Several platforms are in the process of converting funds from bundled share classes to unbundled, which would remove trail commission payments to advisers and any kickbacks to platforms or clients. This is in spite of the FCA clarifying earlier this month that such payments are able to continue from pre-RDR investments until April 2016.

“The origin of the trail payments was the fund provider and not the platform,” Mr Bradley said. “It’s a very difficult one and morally I think those firms that are not turning trail off would be doing the right thing.

“The underlying value of most businesses is based on trail, and if that is turned off then a huge chunk of that value is completely removed in spite of it being built up over years of being in business.

“For those firms in the past three years which have been buying other adviser businesses and determining the value based on trail, all of a sudden the thing they have built their business on is not there. It is not something they are not entitled to, it is part and parcel of an ongoing agreement.

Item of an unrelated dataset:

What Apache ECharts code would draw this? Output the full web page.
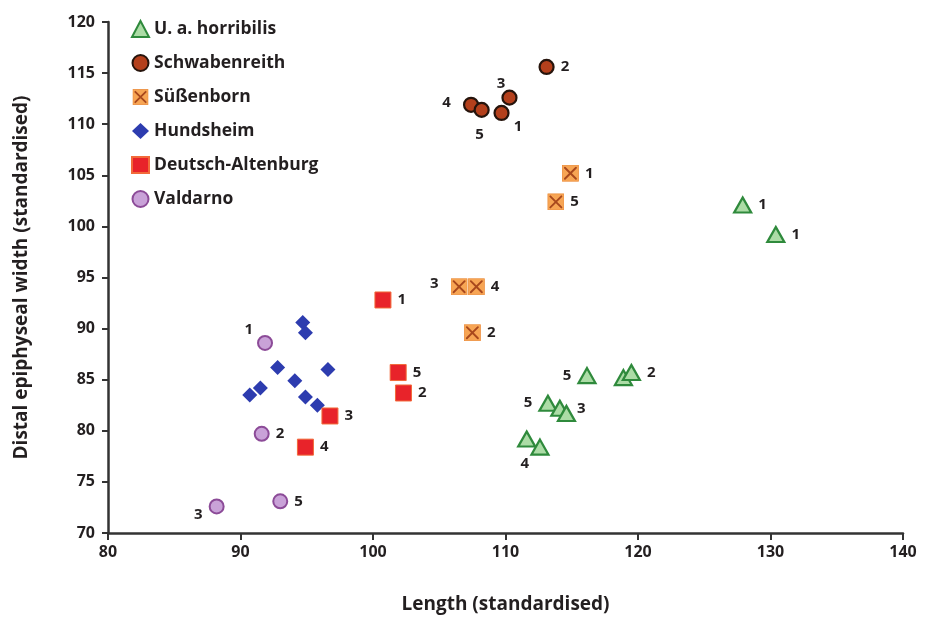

“It would be like having the legs taken from underneath you and to me it seems a little bit unfair.”

Mr Bradley said it was right for other platforms - including Skandia, Cofunds, FundsNetwork and Axa Elevate - to question whether bulk conversions were of any benefit to end investors, as advised by the FCA. Nucleus has gone a step further and promised to investigate individual funds to determine whether the bundled or unbundled version is a better option.

Mr Bradley has previously warned of the dangers to adviser businesses valued on future trail commission payments when the previous regulator, the FSA, was consulting on how investments opened before the RDR would be affected by the ban on commission.